Integrating risk management and agile to drive change - Edward Hida

Point of View
3 min readOct 7, 2020

The need for risk management to adapt to Agile methods represents an important change in thought for organizations. However, this is one fragment of a larger phenomenon — the imperative for risk management to transform itself to meet a more dynamic environment highlighted by an uncertain economic outlook, regulatory change, and new competitive threats. Risk management should increase its focus on non-financial risks such as cybersecurity, data, conduct and culture, fraud, third-party, climate, and model risk, to name a few; switch from a reactive to a proactive approach, and become a full participant in efforts to drive business performance and set overall strategic goals. With this change, organizations can improve risk management’s role in helping drive business performance. Adapting risk management to work efficiently with Agile methods will be a key factor in this transformation.

The increase in the need for flexibility and speed in the financial services sector has made “change” — business as usual. This is generating opportunities for organizations, through digital and mobile channels that provide avenues for reaching clients. On the flip side, the changes are also creating complex, new obstacles.

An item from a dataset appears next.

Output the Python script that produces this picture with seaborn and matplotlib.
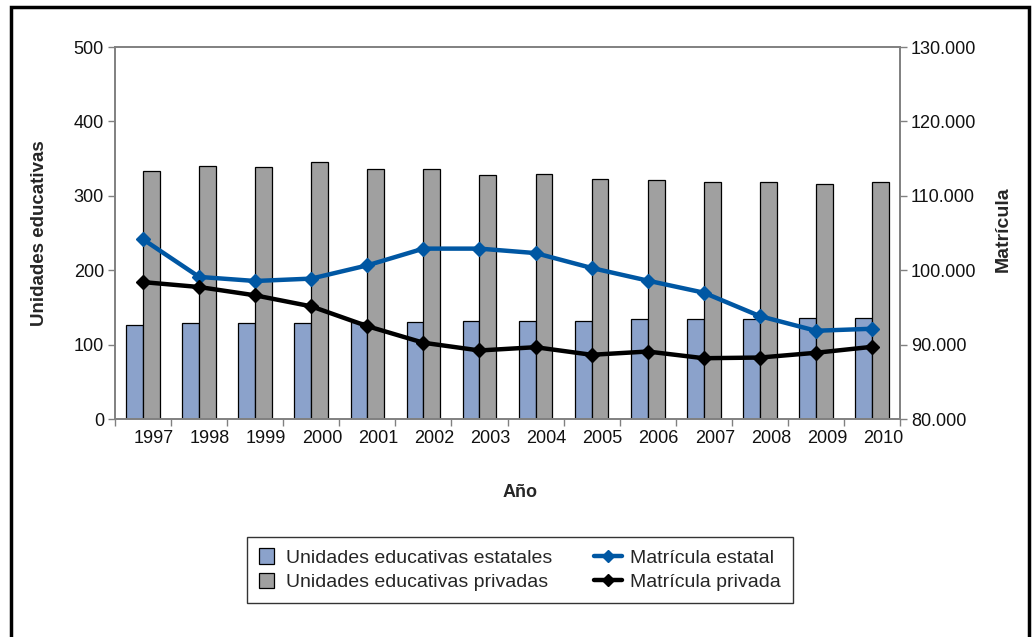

The most notable of these is growing competition and desire to create new and innovative products. Many of the new players are non-conventional. For example, Fintech companies are bringing new, high-tech products to the market. Even Starbucks has made big changes in payments, whilst the Facebook’s, Google’s, and Amazon’s of the world (FAANG) are building customer expectations for e-commerce companies.

FAANG companies are dissolving the lines which separate technology and finance based companies to create “tech fin”. These are tech companies that are entering the zone of financial products and services. To keep par with competitors, organizations need to adapt and utilize technology, AI, big data, machine learning, and so on. Boiled down, there are is a need for increased speed and flexibility.

In the face of this challenge, organizations are turning more to Agile techniques — which means to move forward more incrementally and iteratively. This Agile method involves completing a smaller project, testing it with customers, and then building on their feedback, over and over.

Agile methodology is connected with software development, where it has been used since the early 2000s. However, many of its ideologies are being applied to other types of change and development projects. Financial organizations are finding that Agile techniques can drive change and innovation. They can also help increase customer satisfaction because of the early incorporation of customers in product development.

Agile is a good fit for today’s dynamic environment. However, it can be tough to integrate Agile with the need for risk management. These represent two very different schools of thought. While Agile focuses on speed and action, traditional risk management focuses on a thorough assessment and then specific risk management actions. Financial institutions that have not applied risk management modernization and innovation may often find that the two approaches clash with one another, which makes it difficult to make use of Agile methods advantageously.

While the traditional development approaches work well for some products, in many cases, Agile can afford financial organizations more agility and speed. It usually involves a series of incremental changes, with constant customer feedback, that together result in a completed project. This approach is especially suitable in a world where organizations are constantly trying to keep up with customer-driven, volatile change.